Investigation on lap-joint behaviour of GFRP plates bonded to silica fume and rice husk ash concrete

Abstract Fibre-reinforced plastic (FRP) materials are increasingly being used for the rehabilitation of concrete structures. Various adhesives are being employed for attaching FRP materials to concrete and for creating force-transmitting joints between structural elements. Although various existing models focus on predicting the behaviour of FRP–concrete composites, a fundamental understanding of the lap-joint behaviour of FRP plates bonded to concrete still needs to be gained. In particular, there is a lack of a simple and reliable method that allows defining the stiffness of the adhesive in the FRP–concrete lap-joint area.
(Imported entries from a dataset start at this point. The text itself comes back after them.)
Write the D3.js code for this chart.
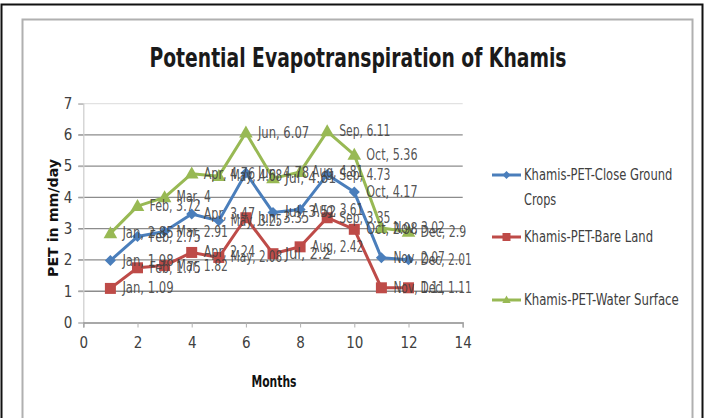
<!DOCTYPE html>
<html>
<head>
<meta charset="utf-8">
<script src="https://cdn.jsdelivr.net/npm/d3@7"></script>
<style>
  html, body { margin: 0; padding: 0; background: #fff; }
  svg { display: block; }
  text { font-family: 'Liberation Sans Narrow', 'DejaVu Sans Condensed', 'Open Sans', sans-serif; }
</style>
</head>
<body>
<svg id="chart" width="705" height="418"></svg>
<script>
// Monthly potential evapotranspiration (mm/day) at Khamis
const months = ["Jan","Feb","Mar","Apr","May","Jun","Jul","Aug","Sep","Oct","Nov","Dec"];
const monthNumbers = [1,2,3,4,5,6,7,8,9,10,11,12];
const closeGroundCrops = [1.98, 2.75, 2.91, 3.47, 3.25, 4.78, 3.52, 3.61, 4.73, 4.17, 2.07, 2.01];
const bareLand        = [1.09, 1.75, 1.82, 2.24, 2.08, 3.35, 2.2, 2.42, 3.35, 2.98, 1.11, 1.11];
const waterSurface    = [2.85, 3.72, 4, 4.76, 4.68, 6.07, 4.61, 4.81, 6.11, 5.36, 3.02, 2.9];
const seriesNames = ["Khamis-PET-Close Ground Crops", "Khamis-PET-Bare Land", "Khamis-PET-Water Surface"];
const xTicks = [0,2,4,6,8,10,12,14];
const yTicks = [0,1,2,3,4,5,6,7];

const series = [
  { name: seriesNames[0], values: closeGroundCrops, color: "#4a7ebb", marker: "diamond" },
  { name: seriesNames[1], values: bareLand,         color: "#be4b48", marker: "square" },
  { name: seriesNames[2], values: waterSurface,     color: "#98b954", marker: "triangle" }
];

const svg = d3.select("#chart");

// outer frame and chart-area border
svg.append("rect").attr("x", 1.5).attr("y", 4.5).attr("width", 701).attr("height", 430)
  .attr("fill", "none").attr("stroke", "#111").attr("stroke-width", 2);
svg.append("rect").attr("x", 22.5).attr("y", 19.5).attr("width", 670).attr("height", 420)
  .attr("fill", "#fff").attr("stroke", "#b0b0b0").attr("stroke-width", 2);

const x = d3.scaleLinear().domain([0, 14]).range([83.3, 462.7]);
const y = d3.scaleLinear().domain([0, 7]).range([322.5, 103.6]);

// narrow text: fixed advance per character
const fit = (sel, perChar) => sel.attr("textLength", function () { return this.textContent.length * perChar; })
  .attr("lengthAdjust", "spacingAndGlyphs");

// title
svg.append("text").attr("x", 358).attr("y", 67).attr("text-anchor", "middle")
  .attr("font-size", 27).attr("font-weight", "bold").attr("fill", "#1a1a1a")
  .attr("font-family", "'DejaVu Sans Condensed', sans-serif")
  .attr("textLength", 417).attr("lengthAdjust", "spacingAndGlyphs")
  .text("Potential Evapotranspiration of Khamis");

// horizontal gridlines
svg.append("g").selectAll("line").data(yTicks.filter(d => d > 0)).join("line")
  .attr("x1", x(0) - 5).attr("x2", x(14))
  .attr("y1", d => y(d)).attr("y2", d => y(d))
  .attr("stroke", d => d === 7 ? "#e2e2e2" : "#8c8c8c").attr("stroke-width", 1.3);

// y axis
const yAxis = svg.append("g").attr("transform", `translate(${x(0)},0)`)
  .call(d3.axisLeft(y).tickValues(yTicks).tickSize(5).tickPadding(6).tickFormat(d3.format("d")));
yAxis.select(".domain").attr("stroke", "#d0d0d0").attr("stroke-width", 1.3);
yAxis.selectAll(".tick line").attr("stroke", "#b0b0b0");
yAxis.selectAll(".tick text").attr("font-size", 15).attr("fill", "#404040");

// x axis
const xAxis = svg.append("g").attr("transform", `translate(0,${y(0)})`)
  .call(d3.axisBottom(x).tickValues(xTicks).tickSize(5).tickPadding(10).tickFormat(d3.format("d")));
xAxis.select(".domain").attr("stroke", "#8c8c8c").attr("stroke-width", 1.3);
xAxis.selectAll(".tick line").attr("stroke", "#b0b0b0");
xAxis.selectAll(".tick text").attr("font-size", 15).attr("fill", "#404040");

// axis titles
svg.append("text").attr("transform", "translate(58,218) rotate(-90)")
  .attr("text-anchor", "middle").attr("font-size", 14).attr("font-weight", "bold").attr("fill", "#111")
  .attr("textLength", 118).attr("lengthAdjust", "spacingAndGlyphs")
  .text("PET in mm/day");
svg.append("text").attr("x", 274).attr("y", 387).attr("text-anchor", "middle")
  .attr("font-size", 15).attr("font-weight", "bold").attr("fill", "#111")
  .attr("textLength", 45).attr("lengthAdjust", "spacingAndGlyphs")
  .text("Months");

function markerPath(type, size) {
  if (type === "diamond") return `M0,${-size}L${size},0L0,${size}L${-size},0Z`;
  if (type === "square") return `M${-size},${-size}H${size}V${size}H${-size}Z`;
  return `M0,${-size*1.1}L${size*1.05},${size*0.75}L${-size*1.05},${size*0.75}Z`;
}
const markerSize = { diamond: 5.5, square: 5.5, triangle: 6.5 };

const line = d3.line().x((d, i) => x(monthNumbers[i])).y(d => y(d));

series.forEach(s => {
  const g = svg.append("g");
  g.append("path").datum(s.values).attr("d", line)
    .attr("fill", "none").attr("stroke", s.color).attr("stroke-width", 3).attr("stroke-linejoin", "round");
  g.selectAll("path.m").data(s.values).join("path").attr("class", "m")
    .attr("transform", (d, i) => `translate(${x(monthNumbers[i])},${y(d)})`)
    .attr("d", markerPath(s.marker, markerSize[s.marker]))
    .attr("fill", s.color);
});

// data labels to the right of each point
series.forEach(s => {
  svg.append("g").selectAll("text").data(s.values).join("text")
    .attr("x", (d, i) => x(monthNumbers[i]) + 12)
    .attr("y", d => y(d) + 5)
    .attr("font-size", 15).attr("fill", "#404040").attr("fill-opacity", 0.9)
    .text((d, i) => `${months[i]}, ${d}`)
    .call(fit, 5.7);
});

// legend
const legendRows = [
  { y: 175, lines: ["Khamis-PET-Close Ground", "Crops"] },
  { y: 237, lines: ["Khamis-PET-Bare Land"] },
  { y: 300, lines: ["Khamis-PET-Water Surface"] }
];
series.forEach((s, i) => {
  const row = legendRows[i];
  const g = svg.append("g");
  g.append("line").attr("x1", 492).attr("x2", 521).attr("y1", row.y).attr("y2", row.y)
    .attr("stroke", s.color).attr("stroke-width", 3);
  g.append("path").attr("transform", `translate(506.5,${row.y})`)
    .attr("d", markerPath(s.marker, 4)).attr("fill", s.color);
  row.lines.forEach((t, k) => {
    g.append("text").attr("x", 524).attr("y", row.y + 5 + k * 25)
      .attr("font-size", 15).attr("fill", "#404040").text(t)
      .call(fit, 6.45);
  });
});
</script>
</body>
</html>
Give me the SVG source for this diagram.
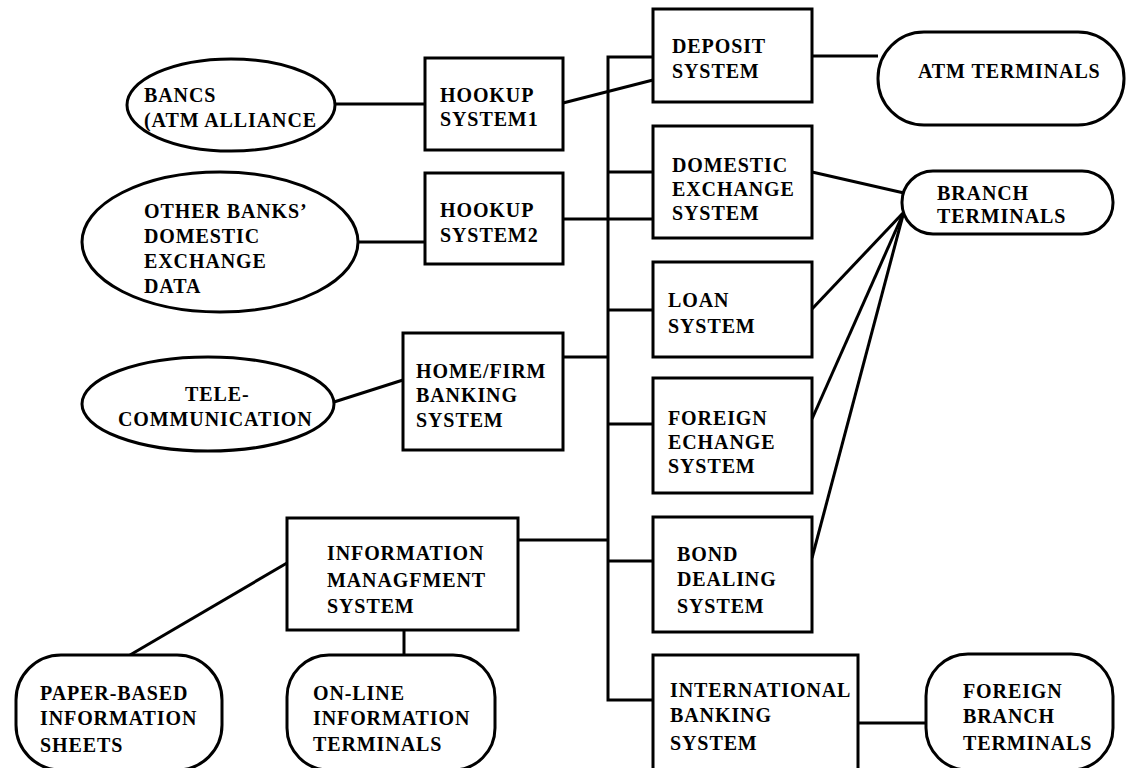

In this study, GFRP plates were bonded to concrete blocks incorporating various proportions of silica fume and rice husk ash. A test set-up was developed to induce shear stresses in the GFRP–concrete lap-joint area. Specimens were instrumented with strain gauges at key locations to establish local stress–strain behaviour. Three-dimensional solid finite elements were used to model the GFRP plates and concrete block. The adhesive was modelled as a spring system with stiffness kv and kp simulating the shear and peel rigidity of the adhesive, respectively. Although it still needs future developments, the finite element model thus developed coupled with the simple test procedure provide a simple means for calculating the stiffness of the adhesive between the GFRP and concrete. Knowledge of this stiffness is expected to allow a more realistic modelling of the lap-joint behaviour of GFRP–concrete composites.